On 28th January 1742, a ramshackle vessel of patched-together wood and cloth washed up on the coast of Brazil. Inside were thirty emaciated men, barely alive, and they had an extraordinary tale to tell. They were survivors of His Majesty’s ship The Wager, a British vessel that had left England in 1740 on a secret mission during an imperial war with Spain. While chasing a Spanish treasure-filled galleon, The Wager was wrecked on a desolate island off the coast of Patagonia. The crew, marooned for months and facing starvation, built the flimsy craft and sailed for more than a hundred days, traversing 2,500 miles of storm-wracked seas.

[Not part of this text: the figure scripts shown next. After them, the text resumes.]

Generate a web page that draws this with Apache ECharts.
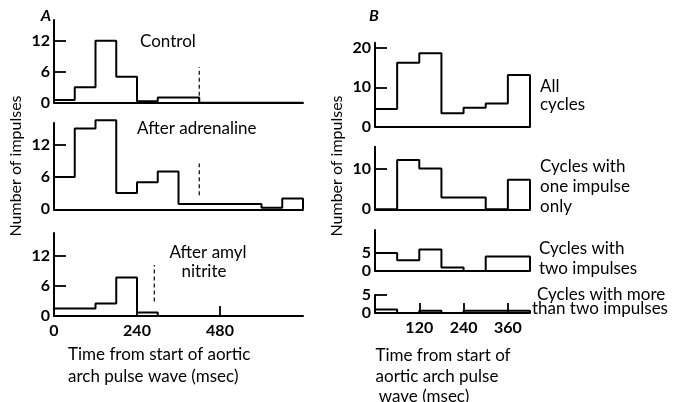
<!DOCTYPE html>
<html>
<head>
<meta charset="utf-8">
<script src="https://cdn.jsdelivr.net/npm/echarts@6/dist/echarts.min.js"></script>
<style>
html,body{margin:0;padding:0;background:#fff;}
#chart{width:678px;height:402px;}
</style>
</head>
<body>
<div id="chart"></div>
<script>
// ---------- DATA ----------
// Panel A: impulses per 60-msec bin, 0..720 msec
const binWidthA = 60;
const controlCounts    = [0.5, 3, 12, 5, 0.3, 1, 1, 0, 0, 0, 0, 0];
const adrenalineCounts = [6, 15, 16.5, 3, 5, 7, 1, 1, 1, 1, 0.3, 2];
const amylCounts       = [1.5, 1.5, 2.5, 7.7, 0.7, 0, 0, 0, 0, 0, 0, 0];
// dashed markers (msec, from value, to value)
const controlDash    = [420, 0, 6.9];
const adrenalineDash = [420, 2.6, 8.5];
const amylDash       = [290, 2.9, 10.2];
const aYTicks = [0, 6, 12];
const aXTicks = [0, 240, 480];

// Panel B: impulses per 60-msec bin, 0..420 msec
const binWidthB = 60;
const allCycles    = [4.5, 16.2, 18.6, 3.4, 4.8, 5.9, 13.1];
const oneImpulse   = [0, 12.2, 10.1, 2.9, 2.9, 0, 7.3];
const twoImpulses  = [5, 3, 6, 1, 0, 4, 4];
const moreImpulses = [1, 0, 0.6, 0, 0.6, 0.6, 0.6];
const bXTicks = [120, 240, 360];
const bAllYTicks = [0, 10, 20];
const bOneYTicks = [0, 10];
const bTwoYTicks = [0, 5];
const bMoreYTicks = [0, 5];

// ---------- BUILD ----------
const FONT = 'Lato';
const TXT = 17;
function histPoints(counts, w) {
  const pts = [[0, 0]];
  counts.forEach((v, i) => pts.push([i * w, v]));
  pts.push([counts.length * w, 0]);
  return pts;
}

const panels = [
  {grid:{left:54, top:20,  width:249, height:82.7}, xmax:720, ymax:16,   yt:aYTicks, xt:null,    counts:controlCounts,    w:binWidthA, dash:controlDash},
  {grid:{left:54, top:123, width:249, height:86.3}, xmax:720, ymax:16,   yt:aYTicks, xt:null,    counts:adrenalineCounts, w:binWidthA, dash:adrenalineDash},
  {grid:{left:54, top:233, width:249, height:83},   xmax:720, ymax:16.6, yt:aYTicks, xt:aXTicks, counts:amylCounts,       w:binWidthA, dash:amylDash},
  {grid:{left:375, top:42.7, width:155, height:84},  xmax:420, ymax:21.3, yt:bAllYTicks,  xt:null,    counts:allCycles,    w:binWidthB},
  {grid:{left:375, top:146.7,width:155, height:62.6},xmax:420, ymax:15.5, yt:bOneYTicks,  xt:null,    counts:oneImpulse,   w:binWidthB},
  {grid:{left:375, top:230,  width:155, height:41},  xmax:420, ymax:11.4, yt:bTwoYTicks,  xt:null,    counts:twoImpulses,  w:binWidthB},
  {grid:{left:375, top:295,  width:155, height:18},  xmax:420, ymax:5,    yt:bMoreYTicks, xt:bXTicks, counts:moreImpulses, w:binWidthB}
];

const grids = [], xAxes = [], yAxes = [], series = [];
const axisLineStyle = {color:'#000', width:2};
const tickFont = {color:'#000', fontFamily:FONT, fontSize:16, fontWeight:'bold'};
panels.forEach((p, i) => {
  grids.push(Object.assign({containLabel:false}, p.grid));
  xAxes.push({
    type:'value', gridIndex:i, min:0, max:p.xmax,
    axisLine:{show:true, onZero:false, lineStyle:axisLineStyle},
    axisTick: p.xt ? {show:true, inside:true, length:10, customValues:p.xt, lineStyle:{color:'#000', width:1.8}} : {show:false},
    axisLabel: p.xt ? Object.assign({show:true, customValues:p.xt, margin:7}, tickFont) : {show:false},
    splitLine:{show:false}
  });
  yAxes.push({
    type:'value', gridIndex:i, min:0, max:p.ymax,
    axisLine:{show:true, onZero:false, lineStyle:axisLineStyle},
    axisTick:{show:true, inside:true, length:12, customValues:p.yt.filter(v=>v>0), lineStyle:{color:'#000', width:1.8}},
    axisLabel:Object.assign({show:true, customValues:p.yt, margin:4}, tickFont),
    splitLine:{show:false}
  });
  series.push({
    type:'line', xAxisIndex:i, yAxisIndex:i, step:'end', symbol:'none', clip:false,
    data:histPoints(p.counts, p.w), lineStyle:{color:'#000', width:2}, silent:true, animation:false
  });
  if (p.dash) {
    series.push({
      type:'line', xAxisIndex:i, yAxisIndex:i, symbol:'none', clip:false,
      data:[[p.dash[0], p.dash[1]], [p.dash[0], p.dash[2]]],
      lineStyle:{color:'#000', width:1.2, type:[4,3]}, silent:true, animation:false
    });
  }
});

function txt(text, x, y, opts) {
  opts = opts || {};
  return {
    type:'text', x:x, y:y, rotation:opts.rot || 0,
    style:{text:text, fill:'#000', align:opts.align || 'left', verticalAlign:'middle',
      font:(opts.style||'normal') + ' ' + (opts.weight||'normal') + ' ' + (opts.size||TXT) + 'px ' + FONT}
  };
}

const graphics = [
  txt('A', 46, 16, {align:'center', style:'italic', weight:'bold', size:16}),
  txt('Control', 140, 42),
  txt('After adrenaline', 137, 129),
  txt('After amyl', 208, 253, {align:'center'}),
  txt('nitrite', 204, 272, {align:'center'}),
  txt('Number of impulses', 16, 166, {align:'center', rot:Math.PI/2, size:16}),
  txt('Time from start of aortic', 68, 355),
  txt('arch pulse wave (msec)', 68, 377),
  txt('B', 374, 16, {align:'center', style:'italic', weight:'bold', size:16}),
  txt('Number of impulses', 337, 166, {align:'center', rot:Math.PI/2, size:16}),
  txt('All', 540, 87),
  txt('cycles', 540, 105),
  txt('Cycles with', 540, 167),
  txt('one impulse', 540, 187),
  txt('only', 540, 207),
  txt('Cycles with', 539, 249),
  txt('two impulses', 539, 269),
  txt('Cycles with more', 537, 295),
  txt('than two impulses', 532, 309),
  txt('Time from start of', 443, 356, {align:'center'}),
  txt('aortic arch pulse', 437, 377, {align:'center'}),
  txt('wave (msec)', 424, 397, {align:'center'})
];

const chart = echarts.init(document.getElementById('chart'), null, {renderer:'canvas'});
chart.setOption({
  animation:false,
  backgroundColor:'#fff',
  grid:grids, xAxis:xAxes, yAxis:yAxes, series:series,
  graphic:graphics
});
</script>
</body>
</html>
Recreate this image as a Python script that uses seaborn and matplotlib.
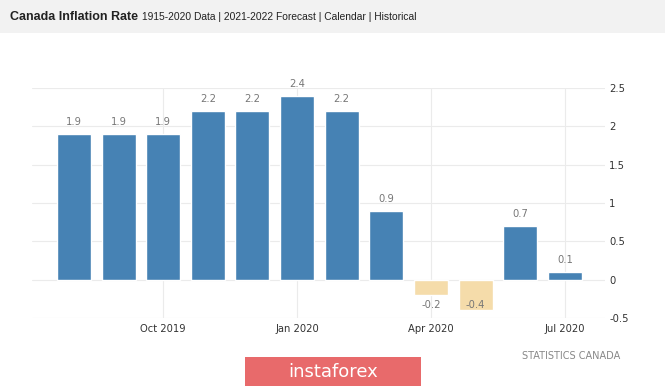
import matplotlib
matplotlib.use("Agg")
import matplotlib.pyplot as plt
import seaborn as sns
import pandas as pd
from matplotlib.patches import Rectangle

months = ["Aug 2019", "Sep 2019", "Oct 2019", "Nov 2019", "Dec 2019", "Jan 2020",
          "Feb 2020", "Mar 2020", "Apr 2020", "May 2020", "Jun 2020", "Jul 2020"]
values = [1.9, 1.9, 1.9, 2.2, 2.2, 2.4, 2.2, 0.9, -0.2, -0.4, 0.7, 0.1]
tick_months = ["Oct 2019", "Jan 2020", "Apr 2020", "Jul 2020"]
tick_labels = ["Oct 2019", "Jan 2020", "Apr 2020", "Jul 2020"]
y_ticks = [2.5, 2, 1.5, 1, 0.5, 0, -0.5]
y_tick_labels = ["2.5", "2", "1.5", "1", "0.5", "0", "-0.5"]

POS = "#4682b4"
NEG = "#f5dcaa"

sns.set_theme(style="white")
plt.rcParams["font.family"] = ["DejaVu Sans"]

df = pd.DataFrame({"month": months, "value": values})
df["sign"] = ["pos" if v >= 0 else "neg" for v in values]

fig = plt.figure(figsize=(6.65, 3.88), dpi=100)
fig.patch.set_facecolor("white")

# title band
fig.patches.append(Rectangle((0, 1 - 33 / 388), 1, 33 / 388, transform=fig.transFigure,
                             facecolor="#f2f2f2", edgecolor="none", zorder=0))
fig.text(10 / 665, 1 - 17 / 388, "Canada Inflation Rate", fontsize=9.0, fontweight="bold",
         color="#222222", family=["Liberation Sans"], va="center", ha="left")
fig.text(142 / 665, 1 - 17 / 388, "1915-2020 Data | 2021-2022 Forecast | Calendar | Historical",
         fontsize=7.4, color="#222222", family=["Liberation Sans"],
         va="center", ha="left")

ax = fig.add_axes([32 / 665, 1 - 318 / 388, (605 - 32) / 665, (318 - 88) / 388])
ax.set_facecolor("white")
sns.barplot(data=df, x="month", y="value", hue="sign", palette={"pos": POS, "neg": NEG},
            order=months, dodge=False, width=0.76, legend=False, ax=ax, zorder=3,
            saturation=1)

ax.set_xlim(-0.94, 11.9)
ax.set_ylim(-0.5, 2.5)

for i, v in enumerate(values):
    if v >= 0:
        ax.text(i, v + 0.09, f"{v:g}", ha="center", va="bottom", fontsize=7.2,
                color="#777777", clip_on=False, zorder=4)
    else:
        ax.text(i, max(v - 0.13, -0.33), f"{v:g}", ha="center", va="center", fontsize=7.2,
                color="#777777", clip_on=False, zorder=4)

tick_pos = [months.index(m) for m in tick_months]
ax.set_xticks(tick_pos)
ax.set_xticklabels(tick_labels, fontsize=7.2, color="#333333")
ax.yaxis.tick_right()
ax.set_yticks(y_ticks)
ax.set_yticklabels(y_tick_labels, fontsize=7.2, color="#333333")
ax.tick_params(axis="both", length=0, pad=4)
ax.tick_params(axis="y", pad=3)
ax.set_xlabel("")
ax.set_ylabel("")
ax.grid(True, color="#ebebeb", linewidth=0.8, zorder=0)
ax.set_axisbelow(True)
for s in ax.spines.values():
    s.set_visible(False)

fig.text(620 / 665, 1 - 356 / 388, "STATISTICS CANADA", fontsize=7, color="#888888",
         ha="right", va="center")

# logo
fig.patches.append(Rectangle((245 / 665, 1 - 386 / 388), 176 / 665, 29 / 388,
                             transform=fig.transFigure, facecolor="#e86a6b",
                             edgecolor="none", zorder=1))
fig.text(333 / 665, 1 - 372 / 388, "instaforex", fontsize=13, color="white",
         ha="center", va="center", zorder=2)

fig.savefig("out.png", dpi=100)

They were greeted as heroes.
 
Then, six months later, another, even more decrepit, craft landed on the coast of Chile. This boat contained just three castaways and they had a very different story to tell. The thirty sailors who landed in Brazil were not heroes – they were mutineers. The first group responded with counter-charges of their own, of a tyrannical and murderous captain and his henchmen. While stranded on the island the crew had fallen into anarchy, with warring factions fighting for dominion over the barren wilderness. As accusations of treachery and murder flew, the Admiralty convened a court martial to determine who was telling the truth. The stakes were life-and-death—for whomever the court found guilty could hang.